A precise retyping is required of every line from the one containing "Write a Python" down to the one containing "import pandas as pd", both included, and of no other line.

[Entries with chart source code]

____________________

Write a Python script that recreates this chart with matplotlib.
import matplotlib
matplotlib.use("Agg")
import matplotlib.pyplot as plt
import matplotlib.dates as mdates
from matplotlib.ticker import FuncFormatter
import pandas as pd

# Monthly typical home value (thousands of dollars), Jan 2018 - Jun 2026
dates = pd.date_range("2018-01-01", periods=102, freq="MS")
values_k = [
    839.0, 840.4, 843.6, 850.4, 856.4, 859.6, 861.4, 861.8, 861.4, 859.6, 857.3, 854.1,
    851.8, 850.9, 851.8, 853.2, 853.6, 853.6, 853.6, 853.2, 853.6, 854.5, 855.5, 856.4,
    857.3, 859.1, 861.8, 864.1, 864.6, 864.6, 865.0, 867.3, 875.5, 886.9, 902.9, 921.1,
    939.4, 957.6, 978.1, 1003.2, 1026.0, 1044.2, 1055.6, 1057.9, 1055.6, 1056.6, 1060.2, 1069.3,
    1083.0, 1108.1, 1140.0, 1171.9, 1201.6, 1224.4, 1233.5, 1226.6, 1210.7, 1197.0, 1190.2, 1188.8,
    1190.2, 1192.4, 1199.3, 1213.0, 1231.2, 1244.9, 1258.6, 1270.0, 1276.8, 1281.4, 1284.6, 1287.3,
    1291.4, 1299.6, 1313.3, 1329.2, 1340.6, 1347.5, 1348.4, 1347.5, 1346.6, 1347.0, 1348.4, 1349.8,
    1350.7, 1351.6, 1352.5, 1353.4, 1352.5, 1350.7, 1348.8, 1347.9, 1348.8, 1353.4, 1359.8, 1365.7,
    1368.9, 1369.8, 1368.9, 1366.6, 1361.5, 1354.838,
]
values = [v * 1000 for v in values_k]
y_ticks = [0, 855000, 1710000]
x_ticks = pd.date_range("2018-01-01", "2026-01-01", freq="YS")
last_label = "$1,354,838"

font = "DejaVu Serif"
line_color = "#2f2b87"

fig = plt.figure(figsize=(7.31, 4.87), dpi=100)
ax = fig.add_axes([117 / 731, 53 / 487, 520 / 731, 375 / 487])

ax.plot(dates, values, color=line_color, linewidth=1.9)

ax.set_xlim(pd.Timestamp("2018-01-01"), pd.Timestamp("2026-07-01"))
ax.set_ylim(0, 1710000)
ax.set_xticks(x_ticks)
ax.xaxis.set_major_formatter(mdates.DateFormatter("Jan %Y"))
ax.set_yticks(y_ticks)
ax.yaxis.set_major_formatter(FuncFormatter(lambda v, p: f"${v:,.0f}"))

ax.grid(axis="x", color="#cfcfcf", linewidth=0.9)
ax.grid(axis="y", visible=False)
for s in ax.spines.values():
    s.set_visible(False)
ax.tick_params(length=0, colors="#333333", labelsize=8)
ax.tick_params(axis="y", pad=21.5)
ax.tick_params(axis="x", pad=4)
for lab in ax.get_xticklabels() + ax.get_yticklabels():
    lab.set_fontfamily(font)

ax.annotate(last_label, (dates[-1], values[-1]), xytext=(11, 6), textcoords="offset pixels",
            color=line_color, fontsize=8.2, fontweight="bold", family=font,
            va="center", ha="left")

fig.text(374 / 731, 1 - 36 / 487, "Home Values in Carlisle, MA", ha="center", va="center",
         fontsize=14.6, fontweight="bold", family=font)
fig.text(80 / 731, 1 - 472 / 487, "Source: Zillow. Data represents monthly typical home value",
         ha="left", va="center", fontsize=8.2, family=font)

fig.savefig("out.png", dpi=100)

____________________

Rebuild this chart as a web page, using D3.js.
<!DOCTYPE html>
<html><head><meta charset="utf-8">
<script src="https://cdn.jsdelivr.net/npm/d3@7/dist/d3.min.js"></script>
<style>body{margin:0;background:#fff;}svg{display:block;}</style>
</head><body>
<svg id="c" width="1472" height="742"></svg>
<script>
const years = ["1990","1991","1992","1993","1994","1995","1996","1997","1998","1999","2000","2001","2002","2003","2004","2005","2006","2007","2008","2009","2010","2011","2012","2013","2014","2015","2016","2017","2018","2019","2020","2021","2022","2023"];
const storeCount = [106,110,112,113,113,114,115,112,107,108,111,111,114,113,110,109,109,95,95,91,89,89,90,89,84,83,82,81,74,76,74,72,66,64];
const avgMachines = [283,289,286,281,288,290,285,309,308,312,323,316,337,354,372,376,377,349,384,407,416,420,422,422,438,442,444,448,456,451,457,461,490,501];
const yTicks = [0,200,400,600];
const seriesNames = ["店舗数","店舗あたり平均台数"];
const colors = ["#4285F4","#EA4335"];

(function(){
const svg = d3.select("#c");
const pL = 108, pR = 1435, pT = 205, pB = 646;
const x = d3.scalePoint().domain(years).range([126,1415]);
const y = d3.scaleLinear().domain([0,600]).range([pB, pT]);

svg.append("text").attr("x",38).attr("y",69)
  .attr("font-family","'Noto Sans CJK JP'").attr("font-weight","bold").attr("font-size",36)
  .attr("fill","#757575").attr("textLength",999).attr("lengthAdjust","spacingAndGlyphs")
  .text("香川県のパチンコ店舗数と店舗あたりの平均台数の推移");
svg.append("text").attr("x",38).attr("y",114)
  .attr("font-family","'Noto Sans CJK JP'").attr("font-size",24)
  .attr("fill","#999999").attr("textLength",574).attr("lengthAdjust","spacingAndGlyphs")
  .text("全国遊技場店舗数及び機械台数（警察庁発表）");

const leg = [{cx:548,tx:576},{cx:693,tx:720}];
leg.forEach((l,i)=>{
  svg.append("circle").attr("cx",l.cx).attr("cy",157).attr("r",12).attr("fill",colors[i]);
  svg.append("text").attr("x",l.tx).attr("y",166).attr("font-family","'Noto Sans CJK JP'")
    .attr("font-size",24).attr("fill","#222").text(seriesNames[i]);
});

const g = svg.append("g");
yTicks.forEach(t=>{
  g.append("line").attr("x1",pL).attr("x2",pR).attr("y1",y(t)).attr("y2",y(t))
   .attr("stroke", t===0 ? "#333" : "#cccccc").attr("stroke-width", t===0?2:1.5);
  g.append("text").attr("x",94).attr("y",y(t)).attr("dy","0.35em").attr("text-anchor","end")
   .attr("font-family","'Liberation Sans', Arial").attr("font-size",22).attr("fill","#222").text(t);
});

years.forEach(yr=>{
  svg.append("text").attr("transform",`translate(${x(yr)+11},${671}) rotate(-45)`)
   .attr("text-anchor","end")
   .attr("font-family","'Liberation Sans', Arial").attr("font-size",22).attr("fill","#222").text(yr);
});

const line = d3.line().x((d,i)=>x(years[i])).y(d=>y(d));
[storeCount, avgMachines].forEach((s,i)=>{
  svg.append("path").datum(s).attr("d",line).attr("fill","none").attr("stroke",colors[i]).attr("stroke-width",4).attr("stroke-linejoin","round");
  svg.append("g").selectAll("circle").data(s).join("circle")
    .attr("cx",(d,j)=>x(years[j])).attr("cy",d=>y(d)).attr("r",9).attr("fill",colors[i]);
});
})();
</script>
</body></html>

____________________

Result of the task —
Write a Python script that recreates this chart with matplotlib.
import matplotlib
matplotlib.use("Agg")
import matplotlib.pyplot as plt
import matplotlib.dates as mdates
from matplotlib.ticker import FuncFormatter
import pandas as pd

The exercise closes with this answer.